### STATED TASK
Only the lines from the one containing "Generate a component" through the one containing "the reference) ──────────────────────────────────────────" should be output, both ends included and exactly as they appear, minus any pictures.

[Plotting code records]
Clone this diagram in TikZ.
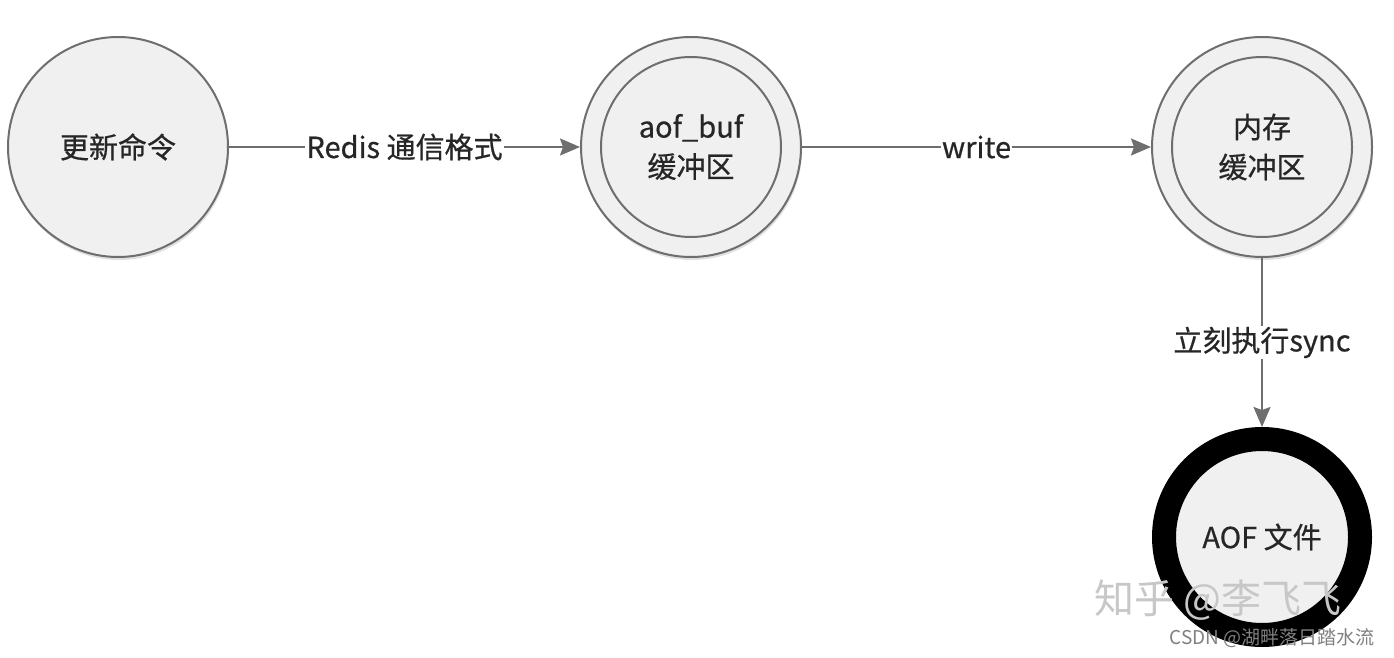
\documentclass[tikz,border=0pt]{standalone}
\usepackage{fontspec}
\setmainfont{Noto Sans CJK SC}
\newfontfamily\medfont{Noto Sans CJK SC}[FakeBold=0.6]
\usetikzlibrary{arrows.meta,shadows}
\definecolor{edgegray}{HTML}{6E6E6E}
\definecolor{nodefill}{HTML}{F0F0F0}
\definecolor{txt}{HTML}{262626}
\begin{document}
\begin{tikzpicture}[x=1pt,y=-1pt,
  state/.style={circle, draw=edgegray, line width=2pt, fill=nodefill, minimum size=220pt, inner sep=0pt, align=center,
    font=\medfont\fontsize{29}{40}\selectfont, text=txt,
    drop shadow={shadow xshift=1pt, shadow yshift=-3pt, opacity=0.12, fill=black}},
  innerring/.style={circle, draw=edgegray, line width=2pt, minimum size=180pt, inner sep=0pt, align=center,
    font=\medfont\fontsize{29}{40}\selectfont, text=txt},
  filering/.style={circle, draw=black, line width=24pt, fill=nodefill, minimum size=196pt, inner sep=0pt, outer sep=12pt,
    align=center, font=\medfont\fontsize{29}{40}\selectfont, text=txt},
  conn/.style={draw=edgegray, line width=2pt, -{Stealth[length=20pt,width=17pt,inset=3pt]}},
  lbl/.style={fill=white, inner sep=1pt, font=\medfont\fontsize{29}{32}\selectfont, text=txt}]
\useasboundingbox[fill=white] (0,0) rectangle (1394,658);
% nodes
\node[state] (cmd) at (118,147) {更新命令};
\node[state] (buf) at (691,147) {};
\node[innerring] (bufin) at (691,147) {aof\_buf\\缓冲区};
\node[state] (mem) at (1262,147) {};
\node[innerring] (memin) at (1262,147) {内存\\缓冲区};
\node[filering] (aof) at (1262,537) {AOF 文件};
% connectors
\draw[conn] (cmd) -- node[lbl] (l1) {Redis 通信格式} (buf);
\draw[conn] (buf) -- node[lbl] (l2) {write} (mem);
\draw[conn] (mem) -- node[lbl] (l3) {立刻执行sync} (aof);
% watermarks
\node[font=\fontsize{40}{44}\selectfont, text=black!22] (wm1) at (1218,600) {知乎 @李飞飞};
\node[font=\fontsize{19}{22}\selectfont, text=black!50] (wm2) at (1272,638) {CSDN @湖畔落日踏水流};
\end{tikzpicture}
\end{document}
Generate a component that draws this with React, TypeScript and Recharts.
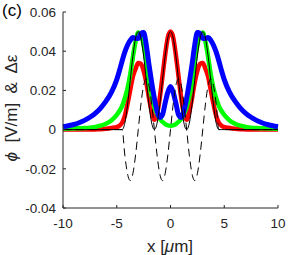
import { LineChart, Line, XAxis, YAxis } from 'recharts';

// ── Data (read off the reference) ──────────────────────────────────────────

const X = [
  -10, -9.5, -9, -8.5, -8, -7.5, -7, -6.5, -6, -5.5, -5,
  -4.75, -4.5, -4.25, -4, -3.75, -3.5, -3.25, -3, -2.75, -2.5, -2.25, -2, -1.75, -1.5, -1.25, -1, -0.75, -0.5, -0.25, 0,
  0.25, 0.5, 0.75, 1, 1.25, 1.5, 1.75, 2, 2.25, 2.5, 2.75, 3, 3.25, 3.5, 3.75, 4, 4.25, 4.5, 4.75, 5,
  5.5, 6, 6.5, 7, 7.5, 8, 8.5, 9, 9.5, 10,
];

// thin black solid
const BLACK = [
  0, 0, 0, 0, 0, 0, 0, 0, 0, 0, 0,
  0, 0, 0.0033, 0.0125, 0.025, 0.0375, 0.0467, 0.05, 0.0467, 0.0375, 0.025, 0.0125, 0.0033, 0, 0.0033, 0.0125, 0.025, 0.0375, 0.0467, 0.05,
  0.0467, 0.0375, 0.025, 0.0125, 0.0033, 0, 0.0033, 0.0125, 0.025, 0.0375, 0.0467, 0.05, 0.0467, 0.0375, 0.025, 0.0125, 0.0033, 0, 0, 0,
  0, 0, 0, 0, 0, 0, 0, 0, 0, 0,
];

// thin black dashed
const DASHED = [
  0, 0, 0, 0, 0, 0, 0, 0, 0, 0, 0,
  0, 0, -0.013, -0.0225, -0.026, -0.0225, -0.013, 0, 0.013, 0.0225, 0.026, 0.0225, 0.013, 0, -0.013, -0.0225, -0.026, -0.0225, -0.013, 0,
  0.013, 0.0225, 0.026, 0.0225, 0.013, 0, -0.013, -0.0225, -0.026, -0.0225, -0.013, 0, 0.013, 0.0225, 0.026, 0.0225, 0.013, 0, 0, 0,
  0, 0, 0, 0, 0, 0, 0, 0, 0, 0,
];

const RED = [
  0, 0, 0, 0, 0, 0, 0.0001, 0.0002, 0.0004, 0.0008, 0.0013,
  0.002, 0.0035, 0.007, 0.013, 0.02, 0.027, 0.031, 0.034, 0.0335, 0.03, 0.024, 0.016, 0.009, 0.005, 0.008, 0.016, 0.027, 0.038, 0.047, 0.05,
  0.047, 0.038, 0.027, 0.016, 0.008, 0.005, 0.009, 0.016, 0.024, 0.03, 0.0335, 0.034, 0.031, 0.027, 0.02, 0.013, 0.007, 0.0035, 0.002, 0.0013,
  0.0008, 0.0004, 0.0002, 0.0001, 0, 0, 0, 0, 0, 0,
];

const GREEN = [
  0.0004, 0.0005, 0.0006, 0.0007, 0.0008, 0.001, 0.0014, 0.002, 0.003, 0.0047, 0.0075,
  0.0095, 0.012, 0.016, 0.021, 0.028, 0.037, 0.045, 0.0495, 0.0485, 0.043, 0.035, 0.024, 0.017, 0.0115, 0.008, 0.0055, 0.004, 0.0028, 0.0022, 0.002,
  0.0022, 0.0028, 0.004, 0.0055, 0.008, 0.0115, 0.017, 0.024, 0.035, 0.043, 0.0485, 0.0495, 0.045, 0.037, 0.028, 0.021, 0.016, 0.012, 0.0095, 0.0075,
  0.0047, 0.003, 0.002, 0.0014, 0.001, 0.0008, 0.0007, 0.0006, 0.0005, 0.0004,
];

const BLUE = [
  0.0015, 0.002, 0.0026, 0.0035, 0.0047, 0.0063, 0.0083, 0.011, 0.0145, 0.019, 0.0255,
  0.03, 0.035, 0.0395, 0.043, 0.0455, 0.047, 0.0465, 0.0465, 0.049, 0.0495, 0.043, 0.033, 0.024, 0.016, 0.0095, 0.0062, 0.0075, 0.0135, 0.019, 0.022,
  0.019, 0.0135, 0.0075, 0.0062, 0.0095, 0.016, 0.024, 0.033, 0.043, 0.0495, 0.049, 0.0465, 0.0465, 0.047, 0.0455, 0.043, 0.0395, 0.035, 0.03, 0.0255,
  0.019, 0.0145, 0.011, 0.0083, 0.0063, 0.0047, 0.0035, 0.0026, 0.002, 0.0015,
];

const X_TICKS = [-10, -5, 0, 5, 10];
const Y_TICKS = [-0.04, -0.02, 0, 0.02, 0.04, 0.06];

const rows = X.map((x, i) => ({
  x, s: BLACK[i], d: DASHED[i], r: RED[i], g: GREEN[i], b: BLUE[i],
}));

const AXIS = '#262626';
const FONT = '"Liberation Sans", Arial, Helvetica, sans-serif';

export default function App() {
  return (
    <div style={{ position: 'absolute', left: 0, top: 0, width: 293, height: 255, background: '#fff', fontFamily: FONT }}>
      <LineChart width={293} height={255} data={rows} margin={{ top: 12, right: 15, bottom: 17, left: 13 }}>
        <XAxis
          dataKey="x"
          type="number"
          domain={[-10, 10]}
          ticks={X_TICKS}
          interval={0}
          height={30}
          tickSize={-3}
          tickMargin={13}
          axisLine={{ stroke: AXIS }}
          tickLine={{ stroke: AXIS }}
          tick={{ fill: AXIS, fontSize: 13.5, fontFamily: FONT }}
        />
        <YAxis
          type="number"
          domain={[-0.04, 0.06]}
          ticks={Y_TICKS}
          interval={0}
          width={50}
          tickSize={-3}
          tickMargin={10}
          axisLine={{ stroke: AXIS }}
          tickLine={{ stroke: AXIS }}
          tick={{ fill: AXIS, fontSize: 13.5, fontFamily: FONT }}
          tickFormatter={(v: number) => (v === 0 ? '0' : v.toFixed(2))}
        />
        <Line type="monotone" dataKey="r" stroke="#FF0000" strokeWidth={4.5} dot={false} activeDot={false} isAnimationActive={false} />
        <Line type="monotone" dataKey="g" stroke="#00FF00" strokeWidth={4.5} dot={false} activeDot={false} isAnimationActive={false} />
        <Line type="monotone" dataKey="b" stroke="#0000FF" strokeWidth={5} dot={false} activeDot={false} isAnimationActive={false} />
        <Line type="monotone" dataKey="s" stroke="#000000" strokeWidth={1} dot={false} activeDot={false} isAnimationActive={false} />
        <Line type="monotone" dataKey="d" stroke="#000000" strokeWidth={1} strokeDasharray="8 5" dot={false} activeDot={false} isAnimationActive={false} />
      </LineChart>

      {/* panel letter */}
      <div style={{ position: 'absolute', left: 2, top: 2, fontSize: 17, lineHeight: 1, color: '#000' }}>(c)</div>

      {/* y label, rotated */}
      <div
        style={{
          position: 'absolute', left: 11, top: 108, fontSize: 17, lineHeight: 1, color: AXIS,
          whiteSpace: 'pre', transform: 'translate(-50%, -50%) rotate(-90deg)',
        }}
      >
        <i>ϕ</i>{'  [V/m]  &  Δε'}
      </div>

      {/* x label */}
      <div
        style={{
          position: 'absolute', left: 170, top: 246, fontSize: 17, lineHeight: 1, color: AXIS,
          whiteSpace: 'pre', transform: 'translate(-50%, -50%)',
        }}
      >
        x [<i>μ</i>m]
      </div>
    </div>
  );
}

### CORRECT RESULT
Generate a component that draws this with React, TypeScript and Recharts.
import { LineChart, Line, XAxis, YAxis } from 'recharts';

// ── Data (read off the reference) ──────────────────────────────────────────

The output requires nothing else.